Rats: Night of Terror (Bruno Mattei 1984)
Trash rating
+
No trash cinema thread would be complete without a neck straining nod in the direction of the late Bruno Mattei. A sort of poor man's Lucio Fulci; Mattei was an Italian exploitation director responsible for some of the cheapest, trashiest pieces of Z-movie dreck this side of Ed Wood. Spanning a thirty year period from 1970 to 2007 he churned out over fifty films in numerous genres including nazi-sploitation like the infamous SS Extermination Love Camp (1977); women-in-prison-sploitation like Violence in a Women's Prison (1982) and Women's Prison Massacre (1983); zombie-sploitation like Hell of the Living Dead aka Zombie Creeping Flesh (1980) and Zombi 3 (1988); not to mention rip-off-sploitation like his scandalously titled 1995 TV movie Cruel Jaws (US title Jaws 5), and my favourite, Terminator II (1990). Yes you read that right, Terminator II. For many of these films Mattei was billed under numerous pseudonyms, the most well known of which is Vincent Dawn. This was to makes his films appear as American productions, but I can't help but jokingly imagine it was to avoid the wrath of certain Hollywood studios and directors. Indeed how Mattei and co were never sued over the plagiaristic content of some of his movies is beyond me...



Co written with long time collaborator Claudio Fragasso, Rats: Night of Terror was no doubt heavily influenced by James Herbert's classic horror novel The Rats. In reality however the film bears more resemblance to the third novel in Herbert's trilogy (also released in 1984), Domain.

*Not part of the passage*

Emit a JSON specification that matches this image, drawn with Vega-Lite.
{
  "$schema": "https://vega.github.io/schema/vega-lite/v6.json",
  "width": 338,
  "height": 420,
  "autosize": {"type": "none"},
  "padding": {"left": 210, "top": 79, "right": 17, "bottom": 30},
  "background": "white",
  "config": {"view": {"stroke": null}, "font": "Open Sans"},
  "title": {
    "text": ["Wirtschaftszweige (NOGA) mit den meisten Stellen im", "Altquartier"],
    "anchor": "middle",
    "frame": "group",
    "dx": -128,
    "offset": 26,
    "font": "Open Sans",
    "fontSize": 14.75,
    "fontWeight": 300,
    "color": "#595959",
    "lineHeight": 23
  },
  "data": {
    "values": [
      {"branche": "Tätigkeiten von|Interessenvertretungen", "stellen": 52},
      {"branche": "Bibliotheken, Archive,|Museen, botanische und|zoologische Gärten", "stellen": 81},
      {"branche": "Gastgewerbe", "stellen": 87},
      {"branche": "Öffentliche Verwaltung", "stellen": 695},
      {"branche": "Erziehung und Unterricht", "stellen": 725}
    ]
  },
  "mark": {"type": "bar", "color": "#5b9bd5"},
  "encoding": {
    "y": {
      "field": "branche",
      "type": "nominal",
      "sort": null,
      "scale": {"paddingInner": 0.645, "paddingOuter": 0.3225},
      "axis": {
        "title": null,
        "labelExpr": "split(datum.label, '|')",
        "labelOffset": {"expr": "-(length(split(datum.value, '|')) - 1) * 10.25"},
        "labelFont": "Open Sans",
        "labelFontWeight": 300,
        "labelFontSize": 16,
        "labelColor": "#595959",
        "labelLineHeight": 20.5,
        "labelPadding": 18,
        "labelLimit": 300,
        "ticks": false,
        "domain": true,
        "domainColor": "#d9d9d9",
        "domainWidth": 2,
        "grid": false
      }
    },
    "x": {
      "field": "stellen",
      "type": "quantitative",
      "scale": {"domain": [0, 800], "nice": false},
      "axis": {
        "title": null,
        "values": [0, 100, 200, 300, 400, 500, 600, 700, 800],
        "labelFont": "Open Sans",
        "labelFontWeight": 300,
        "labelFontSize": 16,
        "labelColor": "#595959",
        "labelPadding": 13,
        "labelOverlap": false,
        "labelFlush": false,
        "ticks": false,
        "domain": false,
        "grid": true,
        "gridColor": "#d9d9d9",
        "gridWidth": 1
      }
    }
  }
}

Set two hundred and twenty five years after a nuclear holocaust (or 'A.B. - after the bomb' as it's called here) Rats: Night of Terror begins with a grubby group of bikers called 'New Primitives' scavenging a familiar limestone quarry wasteland looking for food and shelter. With names like Kurt (the neckscarf wearing leader), Chocolate (the whiny blaxploitation wannabe), Video (the curly headed unfathomably stupid one), and Duke (the power hungry traitor who dresses like Napoleon Bonaparte); they're your usual bunch of childish posturing soon-to-be-deadsters complete with army surplus punk rocker wardrobes, and a clapped out armored van with wispy camouflage curtains. As the opening credits roll we see them arrive in an abandoned town where they proceed to take shelter in an old science lab (that reuses the same props from Luigi Cozzi's Contamination, and Umberto Lenzi's Nightmare City). But this is no ordinary science lab, oh no, this one was headed by researchers who were fiddling with rats and calling themselves the Total Elimination Group. Naturally this isn't good new for our grimy heroes...

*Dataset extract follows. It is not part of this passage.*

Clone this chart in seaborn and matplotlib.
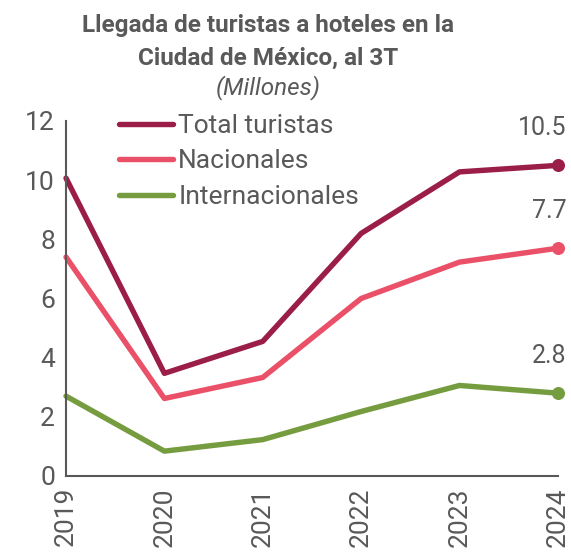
import matplotlib
matplotlib.use("Agg")
import matplotlib.pyplot as plt
import seaborn as sns
import pandas as pd

years = [2019, 2020, 2021, 2022, 2023, 2024]
total = [10.07, 3.47, 4.55, 8.2, 10.28, 10.5]
nacionales = [7.4, 2.62, 3.33, 6.0, 7.23, 7.7]
internacionales = [2.7, 0.84, 1.23, 2.18, 3.06, 2.8]
series_names = ["Total turistas", "Nacionales", "Internacionales"]
colors = ["#9B1E48", "#EA5168", "#769C40"]
end_labels = ["10.5", "7.7", "2.8"]

df = pd.DataFrame({"year": years * 3,
                   "value": total + nacionales + internacionales,
                   "serie": sum([[n] * len(years) for n in series_names], [])})

sns.set_theme(style="white")
plt.rcParams['font.family'] = ['Roboto', 'DejaVu Sans']
gray = "#595959"

fig = plt.figure(figsize=(5.71, 5.54), dpi=100)
ax = fig.add_axes([0.1156, 0.1408, 0.977 - 0.1156, 0.7816 - 0.1408])

sns.lineplot(data=df, x="year", y="value", hue="serie", hue_order=series_names,
             palette=colors, linewidth=3.9, ax=ax, clip_on=False)

# end points and labels
for vals, col, lab in zip([total, nacionales, internacionales], colors, end_labels):
    ax.scatter([years[-1]], [vals[-1]], s=70, color=col, zorder=5, clip_on=False)
    ax.annotate(lab, xy=(years[-1], vals[-1]), xytext=(9, 25), textcoords='offset pixels',
                ha='right', va='bottom', fontsize=18, color=gray)

ax.set_xlim(2019, 2024)
ax.set_ylim(0, 12)
ax.set_xticks(years)
ax.set_xticklabels([str(y) for y in years], rotation=90)
ax.set_yticks(range(0, 13, 2))
ax.set_xlabel("")
ax.set_ylabel("")
for s in ["top", "right"]:
    ax.spines[s].set_visible(False)
for s in ["left", "bottom"]:
    ax.spines[s].set_color(gray)
    ax.spines[s].set_linewidth(1.5)
ax.tick_params(axis='both', direction='inout', length=12, width=1.5, color=gray,
               labelcolor=gray, labelsize=19, pad=2)

leg = ax.legend(loc='upper left', bbox_to_anchor=(0.086, 1.05), frameon=False,
                fontsize=19, handlelength=2.05, handletextpad=0.2, labelspacing=0.44,
                borderaxespad=0)
for t in leg.get_texts():
    t.set_color(gray)

fig.text(0.469, 0.942, "Llegada de turistas a hoteles en la", ha='center', va='baseline',
         fontsize=17.5, fontweight='bold', color=gray)
fig.text(0.469, 0.883, "Ciudad de México, al 3T", ha='center', va='baseline',
         fontsize=17.5, fontweight='bold', color=gray)
fig.text(0.469, 0.830, "(Millones)", ha='center', va='baseline',
         fontsize=17.5, fontstyle='italic', color=gray)

fig.savefig("out.png", dpi=100)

Rats: Night of Terror is an absolute hoot that would get a much higher rating if it wasn't so inept. Filled with priceless dialogue like 'If you must copulate, do it outside' to which one of the offending gang members replies 'awww but I'm just about to blast off'. This is juvenile fun that doesn't just deliver a man-eating-rat-movie, but a post apocalyptic man-eating-rat-movie to boot. Naturally the acting is all way over the top almost to the point of self parody, and the rat action? well, the rat action is perhaps the funniest (did I say funniest? I meant lamest) thing of all about this movie. Most of the time rat attack sequences involve one of the cast having a bucket of live domesticated rats poured over their heads before writhing around on the floor in agony. But in one choice sequence, Mattei needs the beasties to form a swarming attack and so resorts to using plastic rats on a conveyor belt. The resultant footage has to be seen to be believed and is well worth the rental fee alone. Unfortunately though much of Rats: Night of Terror is bogged down with inane talky sequences and the film is a little short in the gore department (though there is one memorable chest burrowing sequence). Where the film redeems itself is with Mattei's audaciously ludicrous ending - a sort of semi-homage to Planet of the Apes, except better and funnier; I kid you not. Overall I'd recommend checking this one out if you can pick it up cheap. Mattei's films may be bottom of the barrel guttertrash, but I've yet to see one I didn't find entertaining and Rats: Night of Terror was no exception.